- What is being asked -
Every record below should be written out exactly; pictures stay out.
******
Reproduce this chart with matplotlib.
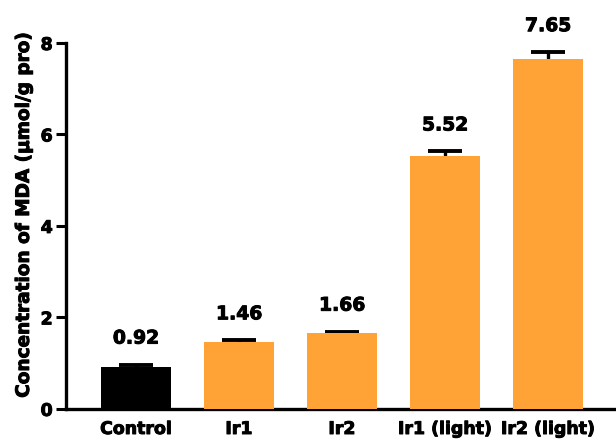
import matplotlib.pyplot as plt
import matplotlib.patheffects as pe

groups = ['Control', 'Ir1', 'Ir2', 'Ir1 (light)', 'Ir2 (light)']
mda = [0.92, 1.46, 1.66, 5.52, 7.65]
mda_sd = [0.05, 0.04, 0.03, 0.11, 0.15]
bar_colors = ['#000000', '#FFA336', '#FFA336', '#FFA336', '#FFA336']

plt.rcParams['font.family'] = ['DejaVu Sans']
plt.rcParams['font.weight'] = 'bold'

# slightly heavier strokes for all text
heavy = [pe.withStroke(linewidth=0.7, foreground='black')]

fig = plt.figure(figsize=(6.16, 4.43), dpi=100)
ax = fig.add_axes([0.107, 0.077, 0.893, 0.826])

x = range(len(groups))
# error bars sit behind the bars so only the upper half shows
ax.errorbar(x, mda, yerr=mda_sd, fmt='none', ecolor='black',
            elinewidth=2.4, capsize=12, capthick=2.8, zorder=2, clip_on=False)
ax.bar(x, mda, width=0.68, color=bar_colors, zorder=3)

for xi, v, s in zip(x, mda, mda_sd):
    ax.text(xi, v + s + 0.37, f'{v:.2f}', ha='center', va='bottom',
            fontsize=13.5, fontweight='bold', clip_on=False, path_effects=heavy)

ax.set_xlim(-0.68, 4.66)
ax.set_ylim(0, 8)
ax.set_yticks([0, 2, 4, 6, 8])
ax.set_xticks(list(x))
ax.set_xticklabels(groups)
ax.tick_params(axis='x', length=0, pad=8, labelsize=12.5)
ax.tick_params(axis='y', length=7.5, width=2.2, pad=2, labelsize=12.5)
for lbl in ax.get_xticklabels() + ax.get_yticklabels():
    lbl.set_path_effects(heavy)
ax.set_ylabel('Concentration of MDA (μmol/g pro)', fontsize=13.3,
              fontweight='bold', path_effects=heavy)
ax.yaxis.set_label_coords(-0.06, 0.53)

for side in ['top', 'right']:
    ax.spines[side].set_visible(False)
for side in ['left', 'bottom']:
    ax.spines[side].set_linewidth(2.4)

fig.savefig('out.png', dpi=100)
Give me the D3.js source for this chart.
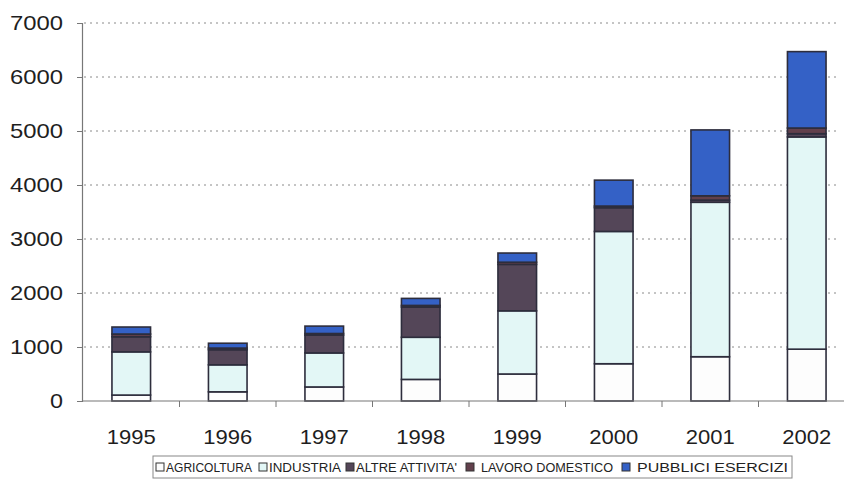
<!DOCTYPE html>
<html><head><meta charset="utf-8">
<script src="https://cdn.jsdelivr.net/npm/d3@7"></script>
<style>html,body{margin:0;padding:0;background:#fff;overflow:hidden}</style>
</head><body>
<svg id="c" width="844" height="481"></svg>
<script>
const years = ['1995','1996','1997','1998','1999','2000','2001','2002'];
const agricoltura = [110, 170, 260, 400, 500, 690, 820, 960];
const industria = [800, 500, 630, 780, 1170, 2450, 2860, 3930];
const altreAttivita = [280, 280, 330, 560, 860, 440, 40, 60];
const lavoroDomestico = [50, 30, 30, 30, 40, 30, 80, 105];
const pubbliciEsercizi = [130, 90, 137, 130, 170, 480, 1220, 1415];
const seriesNames = ['AGRICOLTURA','INDUSTRIA',"ALTRE ATTIVITA'",'LAVORO DOMESTICO','PUBBLICI ESERCIZI'];
const yTicks = [0,1000,2000,3000,4000,5000,6000,7000];

const colors = ['#fdfdfd','#e3f7f6','#544658','#62404c','#3461c6'];
const keys = ['a','i','t','l','p'];
const rows = years.map((y,k)=>({year:y,a:agricoltura[k],i:industria[k],t:altreAttivita[k],l:lavoroDomestico[k],p:pubbliciEsercizi[k]}));
const stacked = d3.stack().keys(keys)(rows);

const svg = d3.select('#c');
const x = d3.scaleBand().domain(years).range([83, 855]).paddingInner(0.6).paddingOuter(0.3);
const y = d3.scaleLinear().domain([0,7000]).range([401, 23]);

// gridlines
svg.append('g').selectAll('line').data(yTicks.filter(d=>d>0)).join('line')
  .attr('x1',84).attr('x2',840).attr('y1',d=>y(d)).attr('y2',d=>y(d))
  .attr('stroke','#8a8a8a').attr('stroke-width',1).attr('stroke-dasharray','2,4');

// bars
svg.append('g').selectAll('g').data(stacked).join('g')
  .attr('fill',(d,i)=>colors[i])
  .selectAll('rect').data(d=>d).join('rect')
  .attr('x',d=>x(d.data.year)).attr('width',x.bandwidth())
  .attr('y',d=>y(d[1])).attr('height',d=>y(d[0])-y(d[1]))
  .attr('stroke','#2d2d3c').attr('stroke-width',1.6);

// y axis
const yAxis = svg.append('g').attr('transform','translate(82,0)')
  .call(d3.axisLeft(y).tickValues(yTicks).tickSize(5).tickFormat(d3.format('d')));
yAxis.select('.domain').attr('stroke','#777').attr('stroke-width',1.2);
yAxis.selectAll('.tick line').attr('stroke','#777');
yAxis.selectAll('text').attr('font-family','Liberation Sans, Arial, sans-serif')
  .attr('font-size',21).attr('fill','#1e1e1e').attr('x',-19)
  .attr('textLength',53).attr('lengthAdjust','spacingAndGlyphs');
yAxis.selectAll('.tick').filter(d=>d===0).select('text').attr('textLength',13);

// x axis
const xAxis = svg.append('g').attr('transform','translate(0,401)')
  .call(d3.axisBottom(x).tickSize(0).tickPadding(0));
xAxis.select('.domain').attr('stroke','#777').attr('stroke-width',1.2).attr('d','M82,0H844');
xAxis.selectAll('text').attr('font-family','Liberation Sans, Arial, sans-serif')
  .attr('font-size',21).attr('fill','#1e1e1e').attr('dy',0).attr('y',43)
  .attr('textLength',49).attr('lengthAdjust','spacingAndGlyphs');
// category boundary ticks
const bounds = years.slice(1).map(yr=>x(yr)-x.step()*x.paddingInner()/2);
svg.append('g').selectAll('line').data(bounds).join('line')
  .attr('x1',d=>d).attr('x2',d=>d).attr('y1',401).attr('y2',407)
  .attr('stroke','#777');

// legend
const lg = svg.append('g');
lg.append('rect').attr('x',153).attr('y',456).attr('width',639).attr('height',22)
  .attr('fill','none').attr('stroke','#888').attr('stroke-width',1);
const legX = [156, 259, 346, 466, 622];
const legTx = [166, 269, 356, 481, 637];
const legW = [86, 72, 101, 132, 151];
seriesNames.forEach((n,i)=>{
  lg.append('rect').attr('x',legX[i]).attr('y',463).attr('width',8).attr('height',8)
    .attr('fill',colors[i]).attr('stroke','#333').attr('stroke-width',1);
  lg.append('text').attr('x',legTx[i]).attr('y',472).text(n)
    .attr('font-family','Liberation Sans, Arial, sans-serif').attr('font-size',12)
    .attr('fill','#222').attr('textLength',legW[i]).attr('lengthAdjust','spacingAndGlyphs');
});
</script>
</body></html>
******
- Reply to the exercise -
Reproduce this chart with matplotlib.
import matplotlib.pyplot as plt
import matplotlib.patheffects as pe

groups = ['Control', 'Ir1', 'Ir2', 'Ir1 (light)', 'Ir2 (light)']
mda = [0.92, 1.46, 1.66, 5.52, 7.65]
mda_sd = [0.05, 0.04, 0.03, 0.11, 0.15]
bar_colors = ['#000000', '#FFA336', '#FFA336', '#FFA336', '#FFA336']

plt.rcParams['font.family'] = ['DejaVu Sans']
plt.rcParams['font.weight'] = 'bold'

# slightly heavier strokes for all text
heavy = [pe.withStroke(linewidth=0.7, foreground='black')]

fig = plt.figure(figsize=(6.16, 4.43), dpi=100)
ax = fig.add_axes([0.107, 0.077, 0.893, 0.826])

x = range(len(groups))
# error bars sit behind the bars so only the upper half shows
ax.errorbar(x, mda, yerr=mda_sd, fmt='none', ecolor='black',
            elinewidth=2.4, capsize=12, capthick=2.8, zorder=2, clip_on=False)
ax.bar(x, mda, width=0.68, color=bar_colors, zorder=3)

for xi, v, s in zip(x, mda, mda_sd):
    ax.text(xi, v + s + 0.37, f'{v:.2f}', ha='center', va='bottom',
            fontsize=13.5, fontweight='bold', clip_on=False, path_effects=heavy)

ax.set_xlim(-0.68, 4.66)
ax.set_ylim(0, 8)
ax.set_yticks([0, 2, 4, 6, 8])
ax.set_xticks(list(x))
ax.set_xticklabels(groups)
ax.tick_params(axis='x', length=0, pad=8, labelsize=12.5)
ax.tick_params(axis='y', length=7.5, width=2.2, pad=2, labelsize=12.5)
for lbl in ax.get_xticklabels() + ax.get_yticklabels():
    lbl.set_path_effects(heavy)
ax.set_ylabel('Concentration of MDA (μmol/g pro)', fontsize=13.3,
              fontweight='bold', path_effects=heavy)
ax.yaxis.set_label_coords(-0.06, 0.53)

for side in ['top', 'right']:
    ax.spines[side].set_visible(False)
for side in ['left', 'bottom']:
    ax.spines[side].set_linewidth(2.4)

fig.savefig('out.png', dpi=100)
Give me the D3.js source for this chart.
<!DOCTYPE html>
<html><head><meta charset="utf-8">
<script src="https://cdn.jsdelivr.net/npm/d3@7"></script>
<style>html,body{margin:0;padding:0;background:#fff;overflow:hidden}</style>
</head><body>
<svg id="c" width="844" height="481"></svg>
<script>
const years = ['1995','1996','1997','1998','1999','2000','2001','2002'];
const agricoltura = [110, 170, 260, 400, 500, 690, 820, 960];
const industria = [800, 500, 630, 780, 1170, 2450, 2860, 3930];
const altreAttivita = [280, 280, 330, 560, 860, 440, 40, 60];
const lavoroDomestico = [50, 30, 30, 30, 40, 30, 80, 105];
const pubbliciEsercizi = [130, 90, 137, 130, 170, 480, 1220, 1415];
const seriesNames = ['AGRICOLTURA','INDUSTRIA',"ALTRE ATTIVITA'",'LAVORO DOMESTICO','PUBBLICI ESERCIZI'];
const yTicks = [0,1000,2000,3000,4000,5000,6000,7000];

const colors = ['#fdfdfd','#e3f7f6','#544658','#62404c','#3461c6'];
const keys = ['a','i','t','l','p'];
const rows = years.map((y,k)=>({year:y,a:agricoltura[k],i:industria[k],t:altreAttivita[k],l:lavoroDomestico[k],p:pubbliciEsercizi[k]}));
const stacked = d3.stack().keys(keys)(rows);

const svg = d3.select('#c');
const x = d3.scaleBand().domain(years).range([83, 855]).paddingInner(0.6).paddingOuter(0.3);
const y = d3.scaleLinear().domain([0,7000]).range([401, 23]);

// gridlines
svg.append('g').selectAll('line').data(yTicks.filter(d=>d>0)).join('line')
  .attr('x1',84).attr('x2',840).attr('y1',d=>y(d)).attr('y2',d=>y(d))
  .attr('stroke','#8a8a8a').attr('stroke-width',1).attr('stroke-dasharray','2,4');

// bars
svg.append('g').selectAll('g').data(stacked).join('g')
  .attr('fill',(d,i)=>colors[i])
  .selectAll('rect').data(d=>d).join('rect')
  .attr('x',d=>x(d.data.year)).attr('width',x.bandwidth())
  .attr('y',d=>y(d[1])).attr('height',d=>y(d[0])-y(d[1]))
  .attr('stroke','#2d2d3c').attr('stroke-width',1.6);

// y axis
const yAxis = svg.append('g').attr('transform','translate(82,0)')
  .call(d3.axisLeft(y).tickValues(yTicks).tickSize(5).tickFormat(d3.format('d')));
yAxis.select('.domain').attr('stroke','#777').attr('stroke-width',1.2);
yAxis.selectAll('.tick line').attr('stroke','#777');
yAxis.selectAll('text').attr('font-family','Liberation Sans, Arial, sans-serif')
  .attr('font-size',21).attr('fill','#1e1e1e').attr('x',-19)
  .attr('textLength',53).attr('lengthAdjust','spacingAndGlyphs');
yAxis.selectAll('.tick').filter(d=>d===0).select('text').attr('textLength',13);

// x axis
const xAxis = svg.append('g').attr('transform','translate(0,401)')
  .call(d3.axisBottom(x).tickSize(0).tickPadding(0));
xAxis.select('.domain').attr('stroke','#777').attr('stroke-width',1.2).attr('d','M82,0H844');
xAxis.selectAll('text').attr('font-family','Liberation Sans, Arial, sans-serif')
  .attr('font-size',21).attr('fill','#1e1e1e').attr('dy',0).attr('y',43)
  .attr('textLength',49).attr('lengthAdjust','spacingAndGlyphs');
// category boundary ticks
const bounds = years.slice(1).map(yr=>x(yr)-x.step()*x.paddingInner()/2);
svg.append('g').selectAll('line').data(bounds).join('line')
  .attr('x1',d=>d).attr('x2',d=>d).attr('y1',401).attr('y2',407)
  .attr('stroke','#777');

// legend
const lg = svg.append('g');
lg.append('rect').attr('x',153).attr('y',456).attr('width',639).attr('height',22)
  .attr('fill','none').attr('stroke','#888').attr('stroke-width',1);
const legX = [156, 259, 346, 466, 622];
const legTx = [166, 269, 356, 481, 637];
const legW = [86, 72, 101, 132, 151];
seriesNames.forEach((n,i)=>{
  lg.append('rect').attr('x',legX[i]).attr('y',463).attr('width',8).attr('height',8)
    .attr('fill',colors[i]).attr('stroke','#333').attr('stroke-width',1);
  lg.append('text').attr('x',legTx[i]).attr('y',472).text(n)
    .attr('font-family','Liberation Sans, Arial, sans-serif').attr('font-size',12)
    .attr('fill','#222').attr('textLength',legW[i]).attr('lengthAdjust','spacingAndGlyphs');
});
</script>
</body></html>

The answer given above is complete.